### RECORDED DATA ###
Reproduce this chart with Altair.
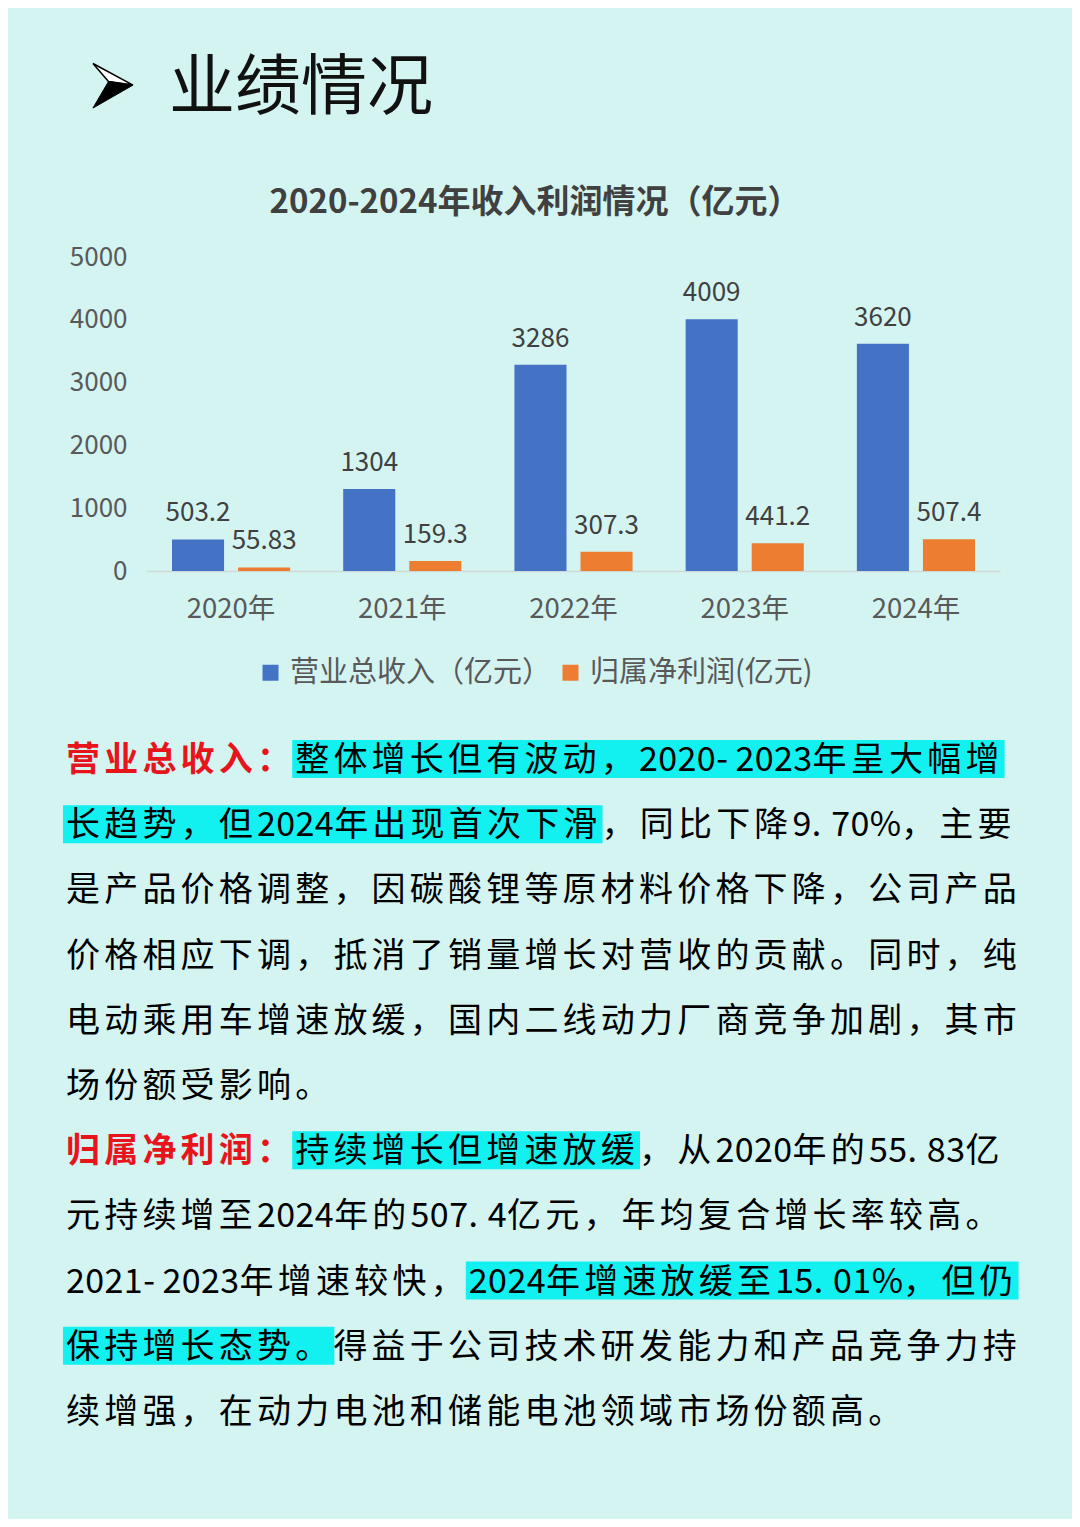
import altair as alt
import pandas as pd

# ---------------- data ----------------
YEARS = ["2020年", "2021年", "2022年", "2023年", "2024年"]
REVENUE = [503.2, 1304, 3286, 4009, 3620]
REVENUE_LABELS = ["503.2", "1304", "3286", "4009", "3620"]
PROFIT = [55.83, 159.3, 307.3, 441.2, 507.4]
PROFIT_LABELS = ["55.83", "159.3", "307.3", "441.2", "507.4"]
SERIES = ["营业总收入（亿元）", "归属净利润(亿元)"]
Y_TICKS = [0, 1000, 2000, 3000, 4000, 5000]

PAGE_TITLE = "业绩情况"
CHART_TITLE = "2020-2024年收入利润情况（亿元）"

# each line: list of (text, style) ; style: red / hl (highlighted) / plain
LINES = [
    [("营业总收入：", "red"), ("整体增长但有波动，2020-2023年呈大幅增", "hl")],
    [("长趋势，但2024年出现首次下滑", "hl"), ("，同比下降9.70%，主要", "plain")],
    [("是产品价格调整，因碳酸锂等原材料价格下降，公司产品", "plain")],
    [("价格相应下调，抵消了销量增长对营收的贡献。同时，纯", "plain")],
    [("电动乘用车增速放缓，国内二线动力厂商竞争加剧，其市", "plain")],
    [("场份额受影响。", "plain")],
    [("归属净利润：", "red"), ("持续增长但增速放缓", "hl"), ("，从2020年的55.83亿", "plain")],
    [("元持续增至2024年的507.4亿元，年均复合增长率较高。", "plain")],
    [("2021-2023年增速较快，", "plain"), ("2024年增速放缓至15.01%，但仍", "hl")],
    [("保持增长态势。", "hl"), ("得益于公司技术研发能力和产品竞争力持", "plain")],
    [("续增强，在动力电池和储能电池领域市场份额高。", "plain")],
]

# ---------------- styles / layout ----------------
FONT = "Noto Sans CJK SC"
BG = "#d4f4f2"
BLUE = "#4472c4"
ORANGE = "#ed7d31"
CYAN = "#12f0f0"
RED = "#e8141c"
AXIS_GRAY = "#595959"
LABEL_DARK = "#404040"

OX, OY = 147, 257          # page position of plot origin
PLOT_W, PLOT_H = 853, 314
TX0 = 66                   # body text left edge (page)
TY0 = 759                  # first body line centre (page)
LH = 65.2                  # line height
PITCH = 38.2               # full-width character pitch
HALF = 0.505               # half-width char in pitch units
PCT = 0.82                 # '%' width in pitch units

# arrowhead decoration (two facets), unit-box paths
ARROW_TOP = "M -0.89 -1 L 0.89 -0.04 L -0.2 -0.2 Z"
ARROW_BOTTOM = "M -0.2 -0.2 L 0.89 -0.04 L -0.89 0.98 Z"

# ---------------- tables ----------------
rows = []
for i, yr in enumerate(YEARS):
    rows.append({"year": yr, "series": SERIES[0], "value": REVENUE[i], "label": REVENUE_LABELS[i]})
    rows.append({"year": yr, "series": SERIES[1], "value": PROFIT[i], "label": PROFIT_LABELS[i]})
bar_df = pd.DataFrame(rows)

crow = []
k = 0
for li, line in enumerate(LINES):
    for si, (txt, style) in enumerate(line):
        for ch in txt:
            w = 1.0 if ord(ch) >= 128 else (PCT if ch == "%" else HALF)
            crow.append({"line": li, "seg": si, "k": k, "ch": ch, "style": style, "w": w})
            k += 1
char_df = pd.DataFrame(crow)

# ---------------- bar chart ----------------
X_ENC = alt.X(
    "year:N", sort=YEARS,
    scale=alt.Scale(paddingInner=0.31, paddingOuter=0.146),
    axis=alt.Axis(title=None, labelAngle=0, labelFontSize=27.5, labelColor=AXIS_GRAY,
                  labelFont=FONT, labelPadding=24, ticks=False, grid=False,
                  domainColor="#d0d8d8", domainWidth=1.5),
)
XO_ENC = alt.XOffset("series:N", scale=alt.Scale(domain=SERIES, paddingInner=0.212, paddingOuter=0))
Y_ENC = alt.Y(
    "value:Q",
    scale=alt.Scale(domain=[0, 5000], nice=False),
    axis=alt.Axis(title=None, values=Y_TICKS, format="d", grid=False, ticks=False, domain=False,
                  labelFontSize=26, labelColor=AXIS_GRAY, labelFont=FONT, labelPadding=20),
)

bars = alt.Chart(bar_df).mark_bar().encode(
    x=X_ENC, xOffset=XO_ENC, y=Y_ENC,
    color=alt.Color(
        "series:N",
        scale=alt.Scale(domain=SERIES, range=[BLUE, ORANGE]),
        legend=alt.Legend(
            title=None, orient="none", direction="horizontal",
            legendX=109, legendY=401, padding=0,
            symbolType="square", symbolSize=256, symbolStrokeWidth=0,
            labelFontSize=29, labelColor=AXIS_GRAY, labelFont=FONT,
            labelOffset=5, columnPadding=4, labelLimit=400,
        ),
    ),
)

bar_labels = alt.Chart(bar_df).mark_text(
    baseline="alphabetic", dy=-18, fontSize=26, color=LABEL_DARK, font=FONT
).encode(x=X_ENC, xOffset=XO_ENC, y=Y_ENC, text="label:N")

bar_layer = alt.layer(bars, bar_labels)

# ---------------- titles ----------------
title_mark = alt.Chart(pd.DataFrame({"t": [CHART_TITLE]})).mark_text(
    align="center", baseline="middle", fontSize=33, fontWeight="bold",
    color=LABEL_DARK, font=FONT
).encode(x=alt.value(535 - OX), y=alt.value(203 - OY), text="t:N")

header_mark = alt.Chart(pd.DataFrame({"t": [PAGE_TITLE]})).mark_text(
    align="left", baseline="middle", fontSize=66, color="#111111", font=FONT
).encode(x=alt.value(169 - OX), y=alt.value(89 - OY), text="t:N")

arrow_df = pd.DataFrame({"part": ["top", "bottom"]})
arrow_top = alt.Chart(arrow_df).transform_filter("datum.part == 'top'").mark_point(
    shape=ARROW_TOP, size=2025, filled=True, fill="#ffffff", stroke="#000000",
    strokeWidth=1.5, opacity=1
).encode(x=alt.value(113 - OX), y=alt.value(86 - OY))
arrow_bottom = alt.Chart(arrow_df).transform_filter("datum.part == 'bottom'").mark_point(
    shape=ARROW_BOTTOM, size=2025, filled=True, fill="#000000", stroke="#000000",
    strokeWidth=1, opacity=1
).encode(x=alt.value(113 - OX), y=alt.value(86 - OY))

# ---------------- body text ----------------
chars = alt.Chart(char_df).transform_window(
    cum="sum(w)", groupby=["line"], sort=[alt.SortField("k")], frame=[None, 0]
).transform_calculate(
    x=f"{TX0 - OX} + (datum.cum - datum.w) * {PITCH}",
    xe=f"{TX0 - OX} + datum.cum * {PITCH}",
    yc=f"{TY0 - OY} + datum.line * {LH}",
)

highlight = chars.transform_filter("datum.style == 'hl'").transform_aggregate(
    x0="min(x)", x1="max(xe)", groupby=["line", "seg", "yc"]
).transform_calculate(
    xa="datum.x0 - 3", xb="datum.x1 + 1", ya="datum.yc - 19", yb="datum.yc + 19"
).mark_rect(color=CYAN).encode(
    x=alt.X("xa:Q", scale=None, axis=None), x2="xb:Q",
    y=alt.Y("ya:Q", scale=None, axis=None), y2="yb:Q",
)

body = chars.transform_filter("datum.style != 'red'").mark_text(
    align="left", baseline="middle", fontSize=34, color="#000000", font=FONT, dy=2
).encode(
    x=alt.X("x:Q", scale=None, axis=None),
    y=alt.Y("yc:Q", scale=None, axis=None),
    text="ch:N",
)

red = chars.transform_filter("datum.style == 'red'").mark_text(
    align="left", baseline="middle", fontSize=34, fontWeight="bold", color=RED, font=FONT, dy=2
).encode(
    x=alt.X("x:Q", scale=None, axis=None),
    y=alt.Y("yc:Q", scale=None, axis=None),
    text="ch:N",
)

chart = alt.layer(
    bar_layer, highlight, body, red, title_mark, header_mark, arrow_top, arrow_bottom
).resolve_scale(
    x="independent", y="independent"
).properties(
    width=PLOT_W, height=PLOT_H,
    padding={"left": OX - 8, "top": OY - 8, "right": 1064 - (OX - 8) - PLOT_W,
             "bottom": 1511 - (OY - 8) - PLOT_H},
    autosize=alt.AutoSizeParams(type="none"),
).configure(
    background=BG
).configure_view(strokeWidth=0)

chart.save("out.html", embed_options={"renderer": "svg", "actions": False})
###
Extract the lines exactly, please: the first line of the listing, the line with "import pandas as pd", and every line between them, but no pictures.

Reproduce this chart with Altair.
import altair as alt
import pandas as pd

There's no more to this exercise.